Anatomy and Types of Hydraulic Valve
Hydraulic valves, or pressure-control valves, are found in virtually every hydraulic system. They perform or assist in a variety of functions, from keeping pressure below safety limits to maintaining a constant pressure in areas of the hydraulic circuit. There are many kinds of hydraulic valve, including (but not limited to)
- Relief
- Reducing
- Sequence
- Counterbalance
- and Unloading
All of these valves are normally open, but close under specific circumstances — with the exception of the Reducing valve, which is normally open but closes when systemic pressure gets too high. Of the remainder, all of them normally close under circumstances internal to the system, with the exception of the Unloading valve, which is manually operated and closes when the system user directs it to.
Relief Valves
Hydraulic systems are designed to operate within a pre-set pressure range based on the amount of force the actuators at the ‘business end’ of the system are designed to generate.
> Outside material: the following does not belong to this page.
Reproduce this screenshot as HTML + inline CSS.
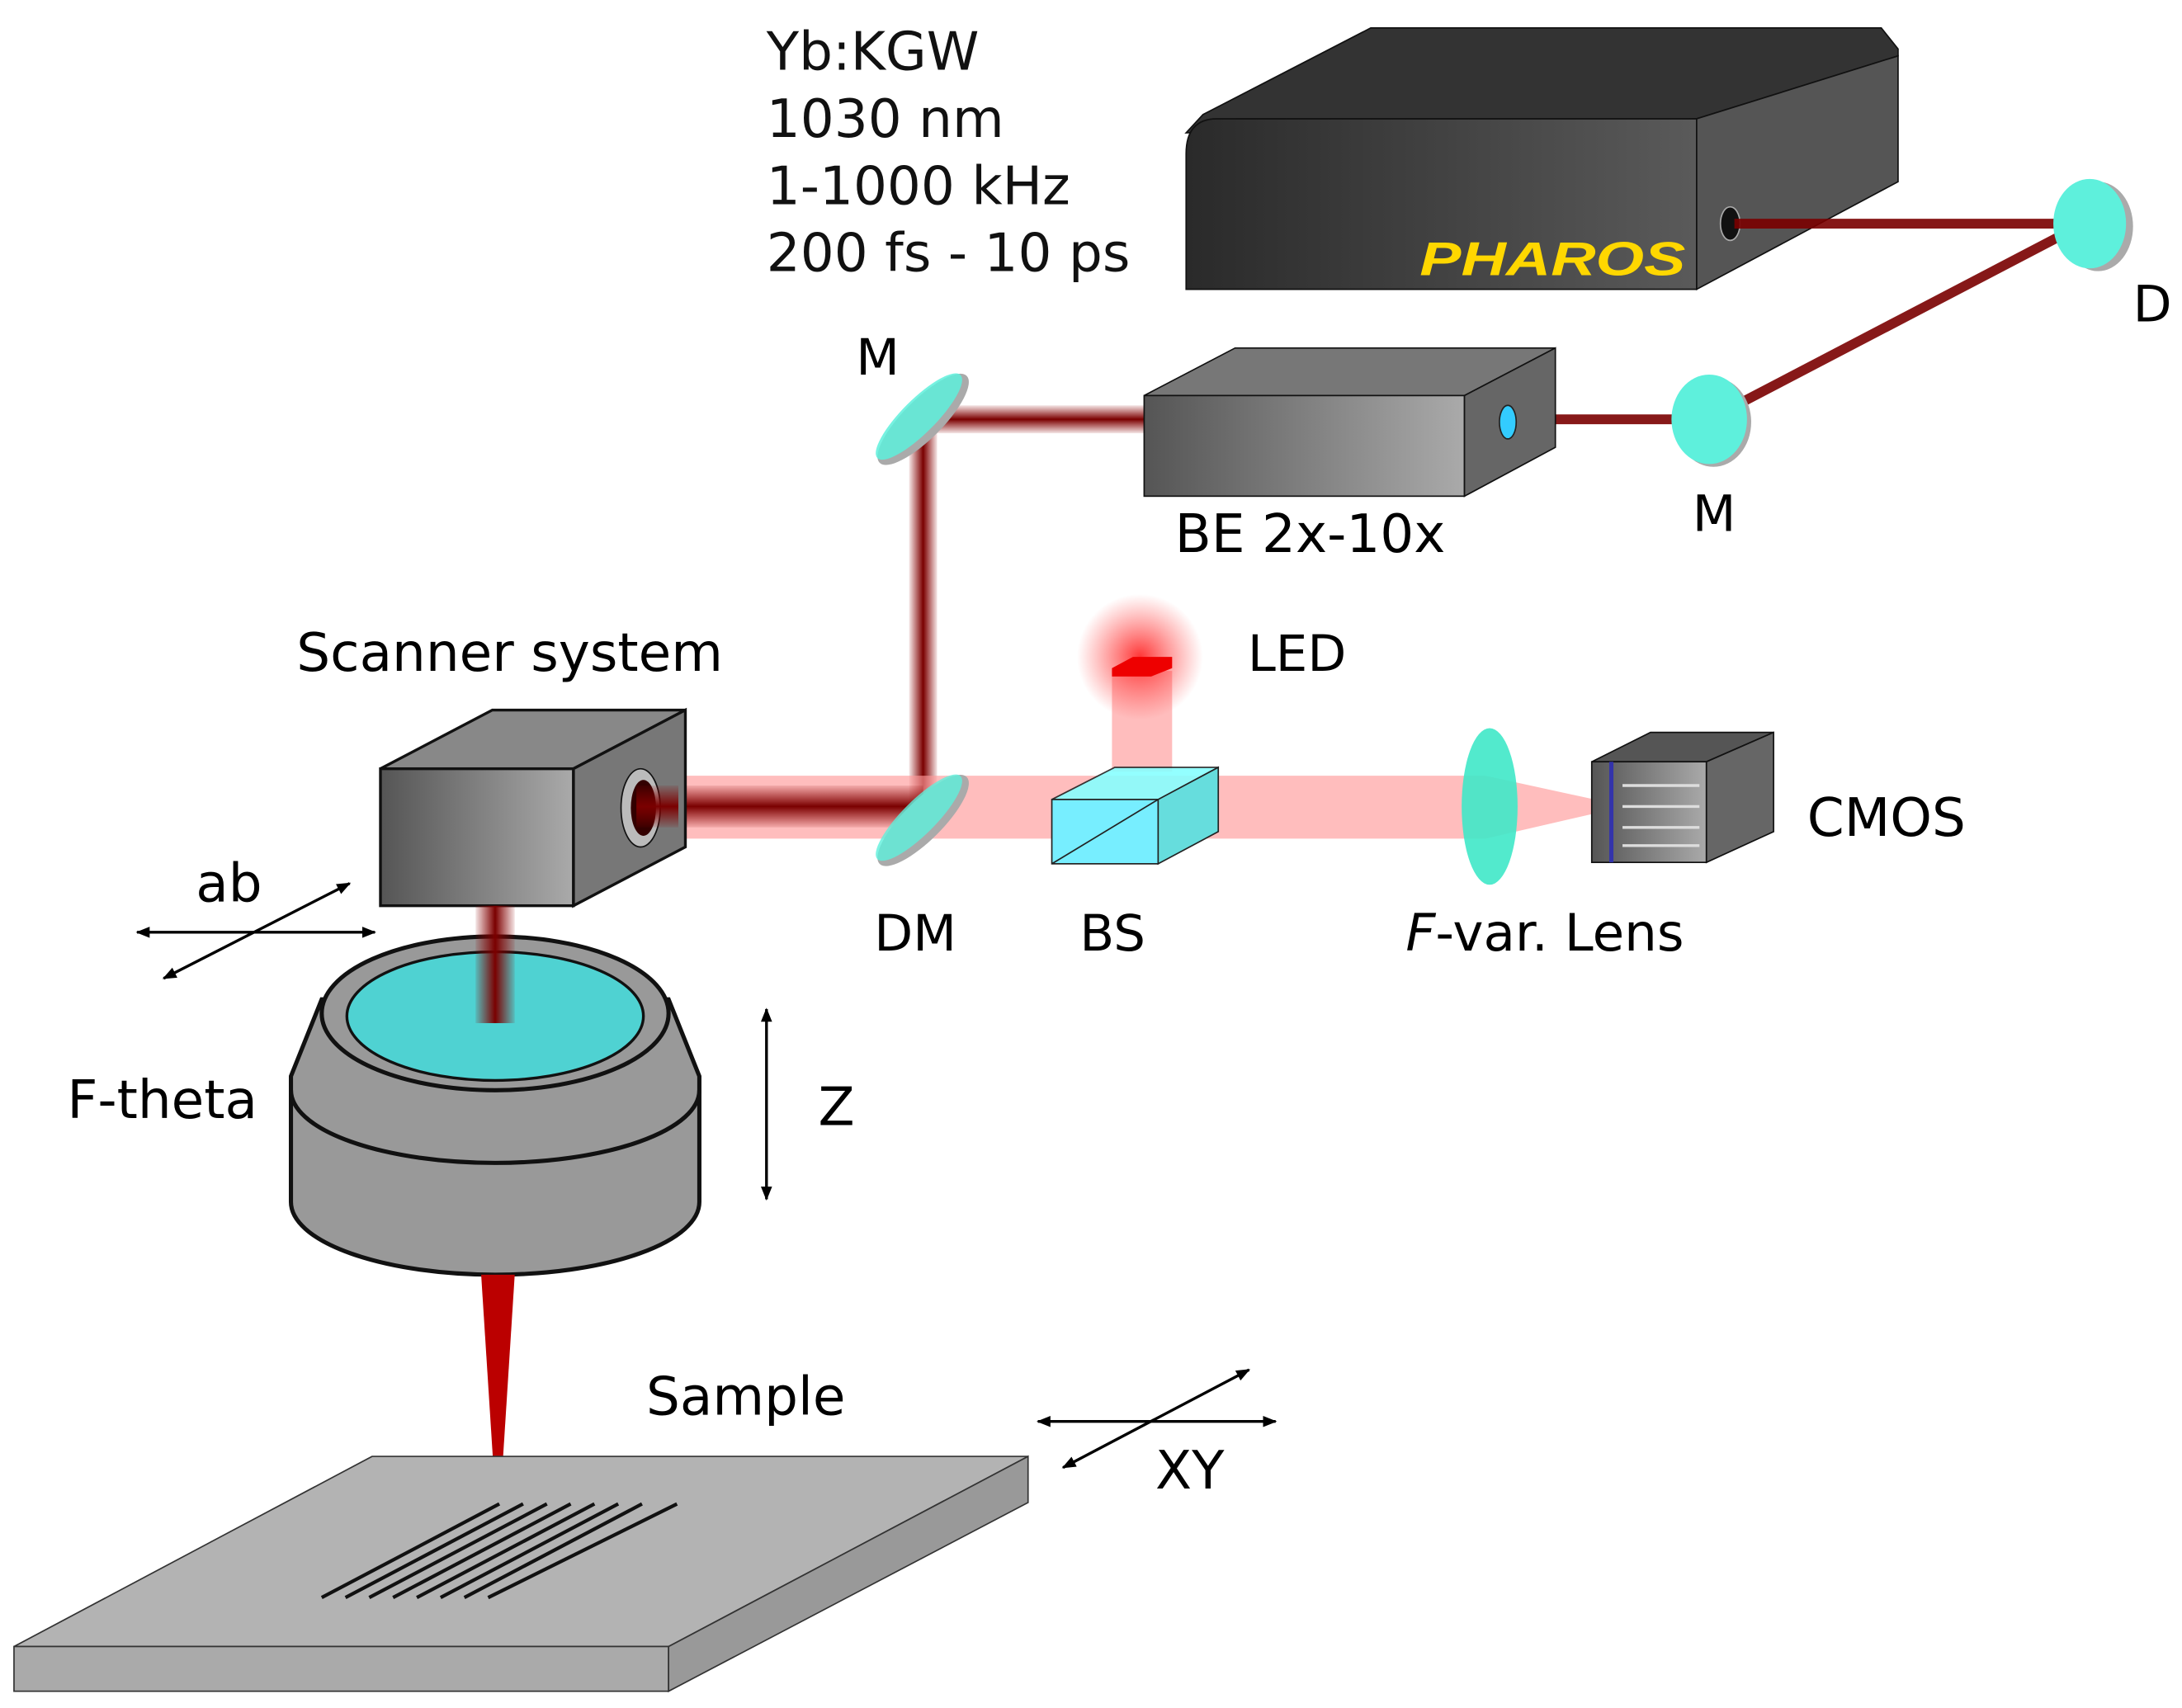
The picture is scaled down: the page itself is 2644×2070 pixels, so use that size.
<!DOCTYPE html>
<html><head><meta charset="utf-8"><style>html,body{margin:0;padding:0;background:#fff}svg{display:block}</style></head>
<body>
<svg width="2644" height="2070" viewBox="0 0 1560 1222" preserveAspectRatio="none" xmlns="http://www.w3.org/2000/svg" font-family="'DejaVu Sans','Liberation Sans',sans-serif">
<defs>
<linearGradient id="dk" x1="0" x2="1"><stop offset="0" stop-color="#2a2a2a"/><stop offset="1" stop-color="#5a5a5a"/></linearGradient>
<linearGradient id="gr" x1="0" x2="1"><stop offset="0" stop-color="#555"/><stop offset="1" stop-color="#aaa"/></linearGradient>
<radialGradient id="glow"><stop offset="0" stop-color="#ff2020" stop-opacity="0.9"/><stop offset="1" stop-color="#ff4040" stop-opacity="0"/></radialGradient>
<linearGradient id="vb" x1="0" x2="1"><stop offset="0" stop-color="#8b0000" stop-opacity="0.1"/><stop offset="0.5" stop-color="#7a0000"/><stop offset="1" stop-color="#8b0000" stop-opacity="0.1"/></linearGradient>
<linearGradient id="hb" x1="0" y1="0" x2="0" y2="1"><stop offset="0" stop-color="#8b0000" stop-opacity="0.1"/><stop offset="0.5" stop-color="#7a0000"/><stop offset="1" stop-color="#8b0000" stop-opacity="0.1"/></linearGradient>
<marker id="ar" markerWidth="10" markerHeight="10" refX="9" refY="5" orient="auto-start-reverse" markerUnits="userSpaceOnUse"><path d="M0,1 L10,5 L0,9 z" fill="#000"/></marker>
</defs>
<g font-size="38" fill="#111">
<text x="548" y="50">Yb:KGW</text><text x="548" y="98">1030 nm</text><text x="548" y="146">1-1000 kHz</text><text x="548" y="194">200 fs - 10 ps</text>
</g>
<!-- PHAROS -->
<polygon points="860,82 980,20 1345,20 1357,35 1357,40 1213,85 848,95" fill="#333" stroke="#111"/>
<path d="M848,207 L848,110 Q848,85 870,85 L1213,85 L1213,207 Z" fill="url(#dk)" stroke="#111"/>
<polygon points="1213,85 1357,40 1357,130 1213,207" fill="#555" stroke="#111"/>
<ellipse cx="1237" cy="160" rx="7" ry="12" fill="#111" stroke="#aaa"/>
<text x="1015" y="197" font-size="34" font-weight="900" font-style="italic" fill="#ffd700" font-family="'Liberation Sans',sans-serif" textLength="190" lengthAdjust="spacingAndGlyphs">PHAROS</text>
<!-- beams -->
<g stroke="#7a0000" stroke-width="7" fill="none" opacity="0.9">
<line x1="1240" y1="160" x2="1490" y2="160"/>
<line x1="1490" y1="160" x2="1222" y2="300"/>
<line x1="1080" y1="300" x2="1222" y2="300"/>
</g>
<rect x="660" y="290" width="158" height="20" fill="url(#hb)"/>
<rect x="650" y="300" width="20" height="280" fill="url(#vb)"/>
<!-- D mirror -->
<ellipse cx="1500" cy="162" rx="25" ry="32" fill="#aaa"/><ellipse cx="1494" cy="160" rx="26" ry="32" fill="#5ef0dc"/>
<text x="1525" y="230" font-size="36">D</text>
<ellipse cx="1225" cy="302" rx="27" ry="32" fill="#aaa"/><ellipse cx="1222" cy="300" rx="27" ry="32" fill="#5ef0dc"/>
<text x="1210" y="380" font-size="36">M</text>
<!-- BE -->
<polygon points="818,283 883,249 1112,249 1047,283" fill="#777" stroke="#111"/>
<rect x="818" y="283" width="229" height="72" fill="url(#gr)" stroke="#111"/>
<polygon points="1047,283 1112,249 1112,320 1047,355" fill="#666" stroke="#111"/>
<ellipse cx="1078" cy="302" rx="6" ry="12" fill="#3cf" stroke="#222"/>
<text x="840" y="395" font-size="38">BE 2x-10x</text>
<!-- M mirror -->
<ellipse cx="660" cy="300" rx="14" ry="44" transform="rotate(45 660 300)" fill="#aaa"/>
<ellipse cx="657" cy="298" rx="12" ry="42" transform="rotate(45 657 298)" fill="#5ef0dc" opacity="0.85"/>
<text x="612" y="268" font-size="36">M</text>
<!-- pink beam -->
<polygon points="455,555 1062,555 1140,572 1140,582 1062,600 455,600" fill="#ff9a9a" opacity="0.65"/>
<rect x="795" y="480" width="43" height="72" fill="#ff9a9a" opacity="0.65"/>
<circle cx="815" cy="470" r="45" fill="url(#glow)"/>
<polygon points="795,478 810,470 838,470 838,478 823,484 795,484" fill="#e00"/>
<text x="892" y="480" font-size="36">LED</text>
<rect x="455" y="562" width="205" height="30" fill="url(#hb)"/>
<!-- DM -->
<ellipse cx="660" cy="587" rx="14" ry="44" transform="rotate(45 660 587)" fill="#aaa"/>
<ellipse cx="657" cy="585" rx="12" ry="42" transform="rotate(45 657 585)" fill="#5ef0dc" opacity="0.8"/>
<text x="625" y="680" font-size="36">DM</text>
<!-- BS -->
<polygon points="752,572 797,549 871,549 828,572" fill="#8ff" stroke="#222" opacity="0.9"/>
<rect x="752" y="572" width="76" height="46" fill="#7ef" stroke="#222"/>
<polygon points="828,572 871,549 871,595 828,618" fill="#6dd" stroke="#222"/>
<line x1="752" y1="618" x2="828" y2="572" stroke="#222"/>
<text x="772" y="680" font-size="36">BS</text>
<!-- lens -->
<ellipse cx="1065" cy="577" rx="20" ry="56" fill="#3fe8c8" opacity="0.9"/>
<text x="1005" y="680" font-size="37"><tspan font-style="italic">F</tspan>-var. Lens</text>
<!-- CMOS -->
<polygon points="1138,545 1180,524 1268,524 1220,545" fill="#555" stroke="#111"/>
<rect x="1138" y="545" width="82" height="72" fill="url(#gr)" stroke="#111"/>
<line x1="1152" y1="545" x2="1152" y2="617" stroke="#33a" stroke-width="3"/>
<polygon points="1220,545 1268,524 1268,595 1220,617" fill="#666" stroke="#111"/>
<g stroke="#ddd" stroke-width="2"><line x1="1160" y1="562" x2="1215" y2="562"/><line x1="1160" y1="577" x2="1215" y2="577"/><line x1="1160" y1="592" x2="1215" y2="592"/><line x1="1160" y1="605" x2="1215" y2="605"/></g>
<text x="1292" y="598" font-size="38">CMOS</text>
<!-- scanner -->
<polygon points="272,550 352,508 490,508 410,550" fill="#888" stroke="#111" stroke-width="2"/>
<rect x="272" y="550" width="138" height="98" fill="url(#gr)" stroke="#111" stroke-width="2"/>
<polygon points="410,550 490,508 490,606 410,648" fill="#777" stroke="#111" stroke-width="2"/>
<ellipse cx="458" cy="578" rx="14" ry="28" fill="#bbb" stroke="#111"/><ellipse cx="460" cy="578" rx="9" ry="20" fill="#300"/>
<rect x="455" y="562" width="30" height="30" fill="url(#hb)"/>
<text x="212" y="480" font-size="38">Scanner system</text>
<!-- ab -->
<g stroke="#000" stroke-width="2" marker-start="url(#ar)" marker-end="url(#ar)"><line x1="98" y1="667" x2="268" y2="667"/><line x1="117" y1="700" x2="250" y2="632"/></g>
<text x="140" y="645" font-size="38">ab</text>
<!-- F-theta -->
<path d="M208,770 L230,715 L478,715 L500,770 L500,860 A146,52 0 0 1 208,860 Z" fill="#999" stroke="#111" stroke-width="3"/>
<path d="M208,780 A146,52 0 0 0 500,780" fill="none" stroke="#111" stroke-width="3"/>
<ellipse cx="354" cy="725" rx="124" ry="55" fill="#999" stroke="#111" stroke-width="3"/>
<ellipse cx="354" cy="727" rx="106" ry="46" fill="#4fd2d2" stroke="#111" stroke-width="2"/>
<rect x="340" y="648" width="28" height="84" fill="url(#vb)"/>
<text x="48" y="800" font-size="38">F-theta</text>
<line x1="548" y1="722" x2="548" y2="858" stroke="#000" stroke-width="2" marker-start="url(#ar)" marker-end="url(#ar)"/>
<text x="585" y="805" font-size="38">Z</text>
<polygon points="344,912 368,912 356,1100" fill="#b00"/>
<!-- sample -->
<polygon points="10,1178 266,1042 735,1042 478,1178" fill="#b3b3b3" stroke="#333"/>
<rect x="10" y="1178" width="468" height="32" fill="#aaa" stroke="#333"/>
<polygon points="478,1178 735,1042 735,1075 478,1210" fill="#999" stroke="#333"/>
<g stroke="#111" stroke-width="2.5">
<line x1="230" y1="1143" x2="357" y2="1076"/><line x1="247" y1="1143" x2="374" y2="1076"/><line x1="264" y1="1143" x2="391" y2="1076"/><line x1="281" y1="1143" x2="408" y2="1076"/><line x1="298" y1="1143" x2="425" y2="1076"/><line x1="315" y1="1143" x2="442" y2="1076"/><line x1="332" y1="1143" x2="459" y2="1076"/><line x1="349" y1="1143" x2="484" y2="1076"/>
</g>
<text x="462" y="1012" font-size="38">Sample</text>
<g stroke="#000" stroke-width="2" marker-start="url(#ar)" marker-end="url(#ar)"><line x1="742" y1="1017" x2="912" y2="1017"/><line x1="760" y1="1050" x2="893" y2="980"/></g>
<text x="826" y="1065" font-size="38">XY</text>
</svg>
</body></html>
If the pressure inside the system gets too high, the actuators or other machinery can be damaged. Relief valves are designed to ‘relieve’ the system of extra pressure.
A relief valve is essentially a plug held in place by a spring, next to which which is a reservoir. When systemic pressure gets too large (called a relief valve’s ‘cracking pressure’) the spring is compressed and the plug retracts slightly, allowing hydraulic fluid to escape into the reservoir. Once the excess pressure is released, the spring forces the plug back into place. Most relief valves have screws attached to the springs so that the pressure at which they crack can be changed by the user.
Reducing Valves
Reducing valves also operate to modulate pressure within a system, but they act without allowing any fluid to leave the hydraulic system. Instead, if pressure gets too high on one end of the reducing valve, the valve simply shuts. The pressure on one side of the valve remains high, but on the other side, it stabilizes.
Reducing valves are a common component of hydraulic manifolds, wherein the manifold itself (usually a single piece of shaped metal) can endure significantly higher pressures than the pipes, junctures, and valves that are not part of the manifold.
Sequence valves
Whenever you have a hydraulic circuit wherein two actuators that are in sequence along a single circuit must move in succession (rather than all moving simultaneously), a sequence — or, more accurately, a sequence of sequence valves — is the tool for the job. Each sequence valve looks much like a relief valve (see last entry), except instead of draining into a reservoir, when the sequence valve cracks, the hydraulic fluid flows down the circuit and continues working — and, a sequence valve shuts it’s own input if the valve is over-pressured. Sequence valves do also have a drain placed above the point at which the circuit continues, so if they are forced open by over-pressure, excess fluid will drain out until the valve can open again and resume normal function.
To illustrate: you have a pipe along which fluid is being pumped. The first juncture splits two ways: to an actuator and to a sequence valve. The sequence valve is set to crack at a pressure above the amount needed for the actuator to do it’s work, so the actuator works first, then as pressure builds, the sequence valve cracks. Next in line is another actuator/valve juncture, and once again the sequence valve won’t crack until the actuator has done it’s work, and so forth, ensuring that each actuator goes off in sequence.
Counterbalancing valves
A counterbalancing valve looks and acts much like a sequence valve, but it has no drain to allow excess fluid to be removed from the system if it is over-pressured. Instead, a line feeds fluid from the over-pressure escape back into the valve’s output line, creating a feedback effect that limits the pressure that an actuator is able to force back into the system. This is vitally important, for example, when an actuator is working under a heavy load — the weight of the load could potentially cause extraordinary strain on the hydraulic circuit, but a counterbalancing valve alleviates that danger.
Unloading valves
Unloading valves are basically user-operated doorways that open into a tank and allow hydraulic fluid to flow out of the system into the tank. They’re used in several circumstances, but the most common is in a system where you have two hydraulic pumps and an actuator that is designed to move in two ‘modes’ — under low fluid volume, both pumps activate and move the actuator in a fast (high flow rate) but weak (low pressure) fashion. Or, under high volume, a single pump moves the actuator in a slow but powerful fashion. An unloading valve is the key to switching between those two modes.